Web scraping occupies a grey zone in the digital ecosystem. Developers often assume that anything visible in a browser is fair game. But as legal precedent and platform terms evolve, that assumption is no longer safe. If you’re building scraping infrastructure for commercial use, understanding the legal boundaries isn’t optional — it’s essential.
What Courts Say: hiQ vs. LinkedIn and Beyond
One of the most referenced cases in web scraping legality is hiQ Labs, Inc. v. LinkedIn Corp.. hiQ, a data analytics firm, scraped public LinkedIn profiles despite LinkedIn sending a cease-and-desist letter. In 2022, the U.S. Ninth Circuit ruled in favor of hiQ, stating that accessing publicly available data on the open internet doesn’t violate the Computer Fraud and Abuse Act (CFAA).
But there’s nuance: the ruling did not give a blanket license to scrape anything publicly visible. Courts emphasized that private user data, rate-limiting evasion, or scraping behind a login wall may still fall under CFAA violations or breach of contract claims.
What You Can Scrape Legally
You’re generally in the clear when scraping:
- Publicly accessible data not behind paywalls or logins
- Content where no Terms of Service (ToS) explicitly prohibit automated access
- Data sets shared with open licenses (e.g. Creative Commons, Open Data initiatives)
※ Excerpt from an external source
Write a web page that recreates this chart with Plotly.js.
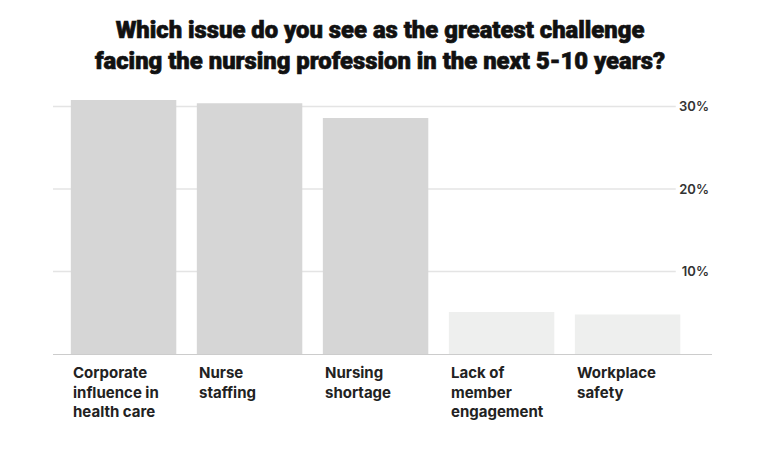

- Government websites or public records (although local laws may vary)
In contrast, scraping user-generated content, even if public, can backfire legally if:
- It’s protected by intellectual property (IP) laws (e.g., image databases)
- The website has clearly stated anti-scraping clauses
- You’re using scraping to replicate a platform’s value proposition (“database theft”)
Terms of Service: Contract Law Applies
While U.S. federal rulings often protect public data scraping, Terms of Service remain enforceable under contract law. In Facebook, Inc. v. Power Ventures, Inc., the courts ruled that scraping Facebook after receiving a cease-and-desist letter violated both the CFAA and the CAN-SPAM Act.
This introduces risk. Even if your scraper isn’t breaching security, ignoring cease-and-desist notices or ToS can escalate into litigation. Always check robots.txt, privacy policies, and platform guidelines before scraping at scale.
Proxies and Legal Risk: Not Just a Technical Decision
Many developers lean on proxy networks to manage IP bans, rate-limits, and geolocation targeting. But proxies can also serve as a legal buffer.
Here’s how:
- Residential proxies are harder to fingerprint, reducing the risk of automated detection
- Rotating proxies help mimic organic traffic patterns
- Well-configured proxies reduce server load, minimizing the chance of getting flagged
While proxies won’t make illegal scraping legal, they do make legitimate scraping more sustainable and less likely to trigger alarms. To keep your operation low-risk, it helps to invest in trustworthy proxy infrastructure. If you’re exploring that route, you can read more about best-in-class rotating proxy services.
Five Best Practices for Compliant Scraping
- Honor robots.txt: While not legally binding everywhere, it shows good faith.
- Respect rate limits: Mimic human behavior, avoid aggressive burst traffic.
- Avoid scraping logged-in content: This often crosses the line into unauthorized access.
- Document permissions: If a site offers APIs or terms that allow scraping, keep a record.
- Have a legal review process: Particularly for commercial-scale scrapers or client-facing data tools.
Legality Is a Layer, Not a Checkbox
Scraping legally isn’t just about dodging lawsuits. It’s about building durable data operations that won’t break down the moment a platform updates its ToS or issues a warning. By combining legal literacy with technical resilience, you can keep your scrapers running—and sleeping better at night.